You’ve worked with so many incredible directors, do you see yourself taking on that job going forward?
No, I have no interest in directing. I’ve been so lucky to work with really great directors, and I see really great directors, and I don’t see the world that they do. I feel like I’m barely figuring out how to do my job, let alone try to get involved with something else. I’ve worked with amazing people, and the same thing with writers. You work with great writers and you’re like, “Oh, I can’t do that.” I’m not going to try to fill the world with something boring, compared to other writers.
What can you share about projects you have coming up? What do you enjoy about the people involved?
Over the summer, I worked with Jim [Jarmusch] again, and Noah Baumbach. We did another thing together, and I lump them together just because they’re friends of mine, and when you go back and do it again, the shorthand just gets faster. Not that there is posturing with those guys in particular. There’s none. But we understand each other quicker, and cut to the jugular faster, if it’s working, or not working, or whatever. The Sundance thing, The Report, is about the CIA’s program post-September 11th on torture, and it’s Scott Z. Burns, who wrote The Informant!. I love that movie, so anybody working on that movie, I would like to work with. Soderbergh brought it to me and was like, “We’re thinking of this thing,” so we met with Scott, and I really liked him. Burn This, we start in a couple weeks, with Keri Russell and Brandon Uranowitz and David Furr. It’s a play I’ve known for a long time. Lanford Wilson is a brilliant writer, and I haven’t done a play apart from the non-profit [Arts in the Armed Forces] that I run with my wife, where we do contemporary plays for a military audience, so I’ve been dying to do a play again.
This year, you’ll complete your Star Wars trilogy with Episode IX. Has it felt like a marathon journey after all these years?
It’s been my second time doing something where it’s lasted six years. I think with Star Wars, it’s six years this year that I’ve known about it or been working on it. I had this experience once with Girls, where it was six or seven years from the moment we shot the pilot to the very last thing. Since I’ve been working, it’s what I’ve been used to, in a way, where you do your other things, and then you go back to see your friends. It’s always good to go back to those groups.
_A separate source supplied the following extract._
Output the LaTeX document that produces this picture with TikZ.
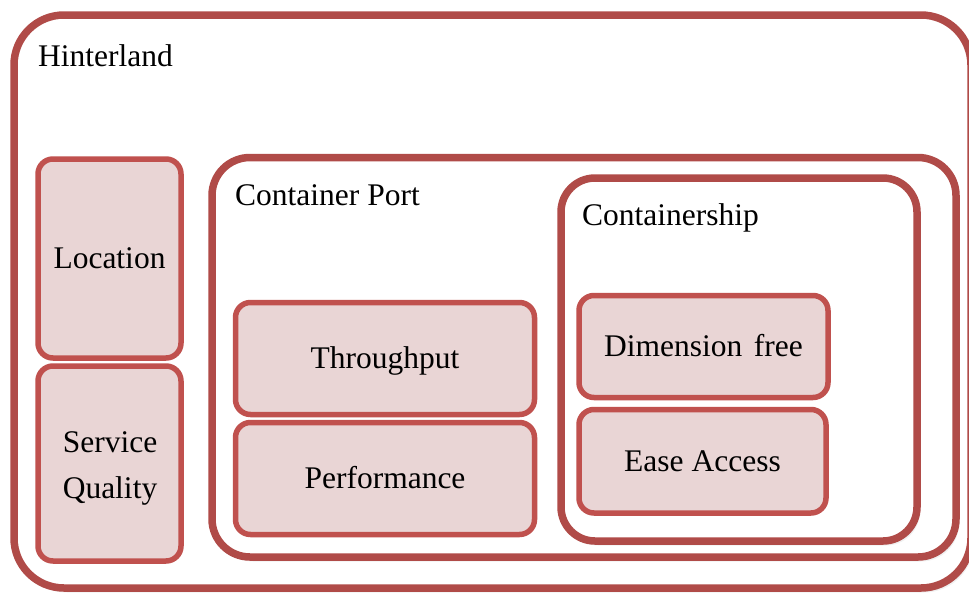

With Girls, there wasn’t really an end in sight, so it was fun to develop it as I went, and to think about where it was all going. With Star Wars, I had one piece of information of where it was all going, and that’s where it has been in my head for a long time, and things were building towards that. It feels very theatrical, if anything. Because in the plays that I’ve done, a six-month run, on the very last day, you finally feel like, “Oh, now I have a better understanding of what it is that I want to do. I wish we could do this all over again.” Working on a play, the questions you can ask yourself are infinite, and that’s what’s torturous about film sometimes – you only have one shot to get it right. And you can do a lot of takes, but we’re not all going to get back together again and do this. But for something you’re doing for six years, you still have a chance to go back and make something a little bit more articulated.